The problem:
Give again only the lines running from the one with "Output the component" through the one with "YAxis, ReferenceLine, Label", inclusive. Omit every picture.

Stored records:
----------------------------------------

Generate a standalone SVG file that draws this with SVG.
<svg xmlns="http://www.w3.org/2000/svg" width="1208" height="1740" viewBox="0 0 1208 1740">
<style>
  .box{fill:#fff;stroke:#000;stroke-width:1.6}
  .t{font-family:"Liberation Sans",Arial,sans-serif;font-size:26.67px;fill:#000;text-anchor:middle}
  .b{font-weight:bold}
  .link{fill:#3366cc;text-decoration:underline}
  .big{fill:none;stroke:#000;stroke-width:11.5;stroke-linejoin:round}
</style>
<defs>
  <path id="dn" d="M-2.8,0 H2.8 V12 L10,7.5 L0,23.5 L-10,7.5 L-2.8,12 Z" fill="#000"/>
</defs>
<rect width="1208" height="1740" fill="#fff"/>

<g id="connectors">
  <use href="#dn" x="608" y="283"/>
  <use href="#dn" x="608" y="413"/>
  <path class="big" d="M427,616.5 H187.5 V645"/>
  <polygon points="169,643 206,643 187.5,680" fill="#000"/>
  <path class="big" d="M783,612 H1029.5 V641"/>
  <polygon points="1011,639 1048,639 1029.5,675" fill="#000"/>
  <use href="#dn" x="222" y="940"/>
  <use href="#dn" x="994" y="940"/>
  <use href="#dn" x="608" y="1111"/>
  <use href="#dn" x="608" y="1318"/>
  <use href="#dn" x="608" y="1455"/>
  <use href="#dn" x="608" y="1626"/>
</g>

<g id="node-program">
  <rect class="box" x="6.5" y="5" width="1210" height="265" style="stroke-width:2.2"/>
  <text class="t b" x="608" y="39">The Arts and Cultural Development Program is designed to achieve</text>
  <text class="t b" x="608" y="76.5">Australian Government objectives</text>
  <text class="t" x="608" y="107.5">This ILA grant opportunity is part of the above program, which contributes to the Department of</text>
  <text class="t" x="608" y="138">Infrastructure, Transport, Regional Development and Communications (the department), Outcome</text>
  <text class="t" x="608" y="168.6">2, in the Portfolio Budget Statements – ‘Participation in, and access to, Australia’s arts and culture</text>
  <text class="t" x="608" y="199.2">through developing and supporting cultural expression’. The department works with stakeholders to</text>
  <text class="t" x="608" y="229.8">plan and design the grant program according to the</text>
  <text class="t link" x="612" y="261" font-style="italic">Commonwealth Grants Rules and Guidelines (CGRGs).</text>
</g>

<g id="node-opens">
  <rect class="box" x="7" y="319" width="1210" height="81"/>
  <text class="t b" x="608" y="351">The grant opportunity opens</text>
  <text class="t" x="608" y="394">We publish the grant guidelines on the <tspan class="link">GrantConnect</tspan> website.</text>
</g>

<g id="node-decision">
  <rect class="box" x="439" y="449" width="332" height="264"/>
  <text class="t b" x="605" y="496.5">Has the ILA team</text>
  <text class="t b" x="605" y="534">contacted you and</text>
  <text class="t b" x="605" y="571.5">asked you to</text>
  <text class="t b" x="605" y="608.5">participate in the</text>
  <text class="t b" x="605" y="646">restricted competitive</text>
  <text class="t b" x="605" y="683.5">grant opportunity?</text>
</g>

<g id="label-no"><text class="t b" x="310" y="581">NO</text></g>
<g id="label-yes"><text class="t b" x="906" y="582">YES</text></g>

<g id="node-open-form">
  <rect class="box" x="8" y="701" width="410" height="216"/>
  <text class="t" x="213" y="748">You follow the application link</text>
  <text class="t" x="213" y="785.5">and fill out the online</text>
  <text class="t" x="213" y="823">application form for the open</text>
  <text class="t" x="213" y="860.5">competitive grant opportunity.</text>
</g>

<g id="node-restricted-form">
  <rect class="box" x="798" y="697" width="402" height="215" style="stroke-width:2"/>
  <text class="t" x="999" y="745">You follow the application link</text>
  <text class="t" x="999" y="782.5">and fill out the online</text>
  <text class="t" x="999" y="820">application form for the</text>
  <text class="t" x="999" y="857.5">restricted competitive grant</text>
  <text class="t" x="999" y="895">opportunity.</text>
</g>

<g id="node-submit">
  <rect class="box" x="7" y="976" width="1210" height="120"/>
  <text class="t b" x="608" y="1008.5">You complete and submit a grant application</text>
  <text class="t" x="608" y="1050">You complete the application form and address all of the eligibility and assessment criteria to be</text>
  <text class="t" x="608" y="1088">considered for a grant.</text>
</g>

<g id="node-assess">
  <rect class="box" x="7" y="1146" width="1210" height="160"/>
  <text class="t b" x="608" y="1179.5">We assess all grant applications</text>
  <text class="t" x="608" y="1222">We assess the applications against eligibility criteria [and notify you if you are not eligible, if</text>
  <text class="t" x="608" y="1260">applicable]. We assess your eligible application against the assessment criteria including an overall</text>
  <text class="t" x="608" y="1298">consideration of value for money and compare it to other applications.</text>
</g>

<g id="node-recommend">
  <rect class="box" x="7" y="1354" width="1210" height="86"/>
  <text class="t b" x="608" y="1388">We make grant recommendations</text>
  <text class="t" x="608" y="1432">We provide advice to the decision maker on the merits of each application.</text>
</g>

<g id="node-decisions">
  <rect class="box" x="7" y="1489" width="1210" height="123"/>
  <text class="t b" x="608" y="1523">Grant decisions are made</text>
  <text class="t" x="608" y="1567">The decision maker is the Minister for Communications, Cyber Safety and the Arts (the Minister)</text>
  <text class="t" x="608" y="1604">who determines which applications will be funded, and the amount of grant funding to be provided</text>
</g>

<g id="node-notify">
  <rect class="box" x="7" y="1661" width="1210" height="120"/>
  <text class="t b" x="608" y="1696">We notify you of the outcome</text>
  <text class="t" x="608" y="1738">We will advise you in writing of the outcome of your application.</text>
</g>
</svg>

----------------------------------------

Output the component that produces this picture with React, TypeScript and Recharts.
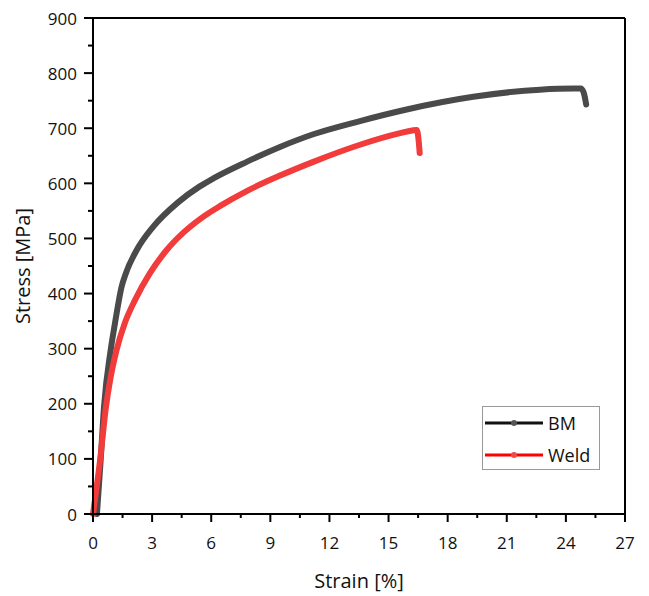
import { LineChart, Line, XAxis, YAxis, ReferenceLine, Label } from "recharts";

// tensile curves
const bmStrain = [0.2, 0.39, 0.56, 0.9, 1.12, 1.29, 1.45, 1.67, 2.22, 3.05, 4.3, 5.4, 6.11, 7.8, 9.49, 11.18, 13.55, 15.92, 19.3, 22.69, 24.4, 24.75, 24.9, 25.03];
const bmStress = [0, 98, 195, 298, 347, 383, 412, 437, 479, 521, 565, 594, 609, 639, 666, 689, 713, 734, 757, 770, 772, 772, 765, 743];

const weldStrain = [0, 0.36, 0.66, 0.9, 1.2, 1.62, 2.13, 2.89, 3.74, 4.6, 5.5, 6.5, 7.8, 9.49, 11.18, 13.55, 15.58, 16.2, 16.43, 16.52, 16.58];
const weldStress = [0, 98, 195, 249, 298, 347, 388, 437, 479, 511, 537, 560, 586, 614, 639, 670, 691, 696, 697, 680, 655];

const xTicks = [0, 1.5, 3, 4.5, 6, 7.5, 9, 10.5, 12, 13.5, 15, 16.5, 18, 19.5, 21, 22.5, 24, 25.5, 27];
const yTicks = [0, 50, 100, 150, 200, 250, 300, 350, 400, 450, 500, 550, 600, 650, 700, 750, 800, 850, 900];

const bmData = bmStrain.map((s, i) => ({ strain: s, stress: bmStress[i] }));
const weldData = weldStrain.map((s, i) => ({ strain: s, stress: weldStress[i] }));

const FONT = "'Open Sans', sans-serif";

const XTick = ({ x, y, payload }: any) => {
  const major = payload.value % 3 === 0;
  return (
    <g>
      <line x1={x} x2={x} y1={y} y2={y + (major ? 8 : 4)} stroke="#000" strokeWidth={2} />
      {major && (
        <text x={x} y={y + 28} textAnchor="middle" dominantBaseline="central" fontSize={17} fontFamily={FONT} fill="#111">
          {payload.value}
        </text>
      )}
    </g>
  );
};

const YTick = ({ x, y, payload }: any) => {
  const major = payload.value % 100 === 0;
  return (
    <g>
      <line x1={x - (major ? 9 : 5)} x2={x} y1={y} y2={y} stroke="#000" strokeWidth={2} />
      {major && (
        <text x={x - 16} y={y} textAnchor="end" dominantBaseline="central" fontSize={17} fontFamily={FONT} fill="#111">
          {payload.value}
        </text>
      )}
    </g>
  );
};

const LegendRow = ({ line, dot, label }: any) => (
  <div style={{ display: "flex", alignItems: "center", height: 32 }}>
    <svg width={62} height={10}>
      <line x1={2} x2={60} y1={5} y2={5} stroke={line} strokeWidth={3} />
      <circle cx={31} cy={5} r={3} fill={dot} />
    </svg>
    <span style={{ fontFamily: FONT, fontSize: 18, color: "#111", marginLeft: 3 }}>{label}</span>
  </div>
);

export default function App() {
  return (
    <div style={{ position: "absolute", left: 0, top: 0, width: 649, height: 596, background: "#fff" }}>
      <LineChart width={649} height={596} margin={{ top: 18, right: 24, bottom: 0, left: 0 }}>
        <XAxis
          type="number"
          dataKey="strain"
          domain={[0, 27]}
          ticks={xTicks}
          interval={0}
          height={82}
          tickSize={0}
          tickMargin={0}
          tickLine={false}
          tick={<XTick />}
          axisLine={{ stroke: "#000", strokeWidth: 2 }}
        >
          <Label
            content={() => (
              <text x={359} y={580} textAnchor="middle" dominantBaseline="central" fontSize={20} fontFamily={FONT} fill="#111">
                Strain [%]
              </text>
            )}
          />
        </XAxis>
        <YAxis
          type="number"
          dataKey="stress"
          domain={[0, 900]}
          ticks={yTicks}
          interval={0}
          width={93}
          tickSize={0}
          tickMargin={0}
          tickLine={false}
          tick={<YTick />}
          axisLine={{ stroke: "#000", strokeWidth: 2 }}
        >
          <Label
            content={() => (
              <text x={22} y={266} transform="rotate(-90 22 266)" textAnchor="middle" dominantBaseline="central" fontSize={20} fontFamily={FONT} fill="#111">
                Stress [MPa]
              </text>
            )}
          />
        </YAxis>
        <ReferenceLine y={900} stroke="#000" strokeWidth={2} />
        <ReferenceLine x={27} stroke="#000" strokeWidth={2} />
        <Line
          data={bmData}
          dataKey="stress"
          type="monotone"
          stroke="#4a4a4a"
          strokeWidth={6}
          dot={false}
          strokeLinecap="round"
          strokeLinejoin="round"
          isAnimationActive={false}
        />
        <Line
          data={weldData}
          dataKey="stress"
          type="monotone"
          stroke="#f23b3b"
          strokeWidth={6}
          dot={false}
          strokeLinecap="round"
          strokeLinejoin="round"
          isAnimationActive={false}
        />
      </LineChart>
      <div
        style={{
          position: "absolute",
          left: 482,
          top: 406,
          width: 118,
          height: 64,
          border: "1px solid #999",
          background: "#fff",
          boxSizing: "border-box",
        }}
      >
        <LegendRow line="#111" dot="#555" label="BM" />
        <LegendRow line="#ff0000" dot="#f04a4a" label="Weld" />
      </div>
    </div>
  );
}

----------------------------------------

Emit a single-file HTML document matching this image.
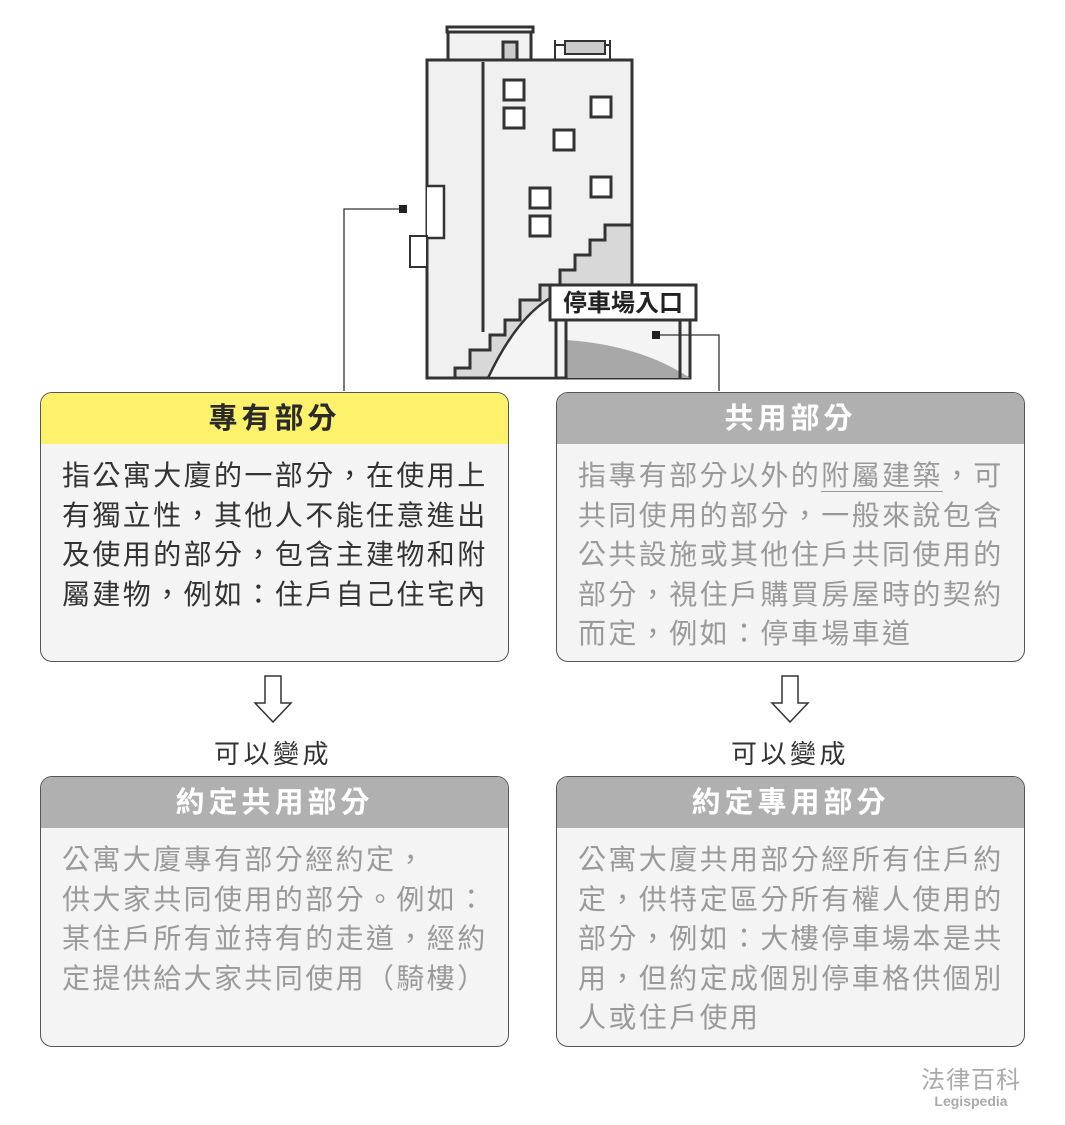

----------------------------------------

Result for this exercise:
Output the component that produces this picture with React, TypeScript and Recharts.
import { LineChart, Line, XAxis, YAxis, ReferenceLine, Label } from "recharts";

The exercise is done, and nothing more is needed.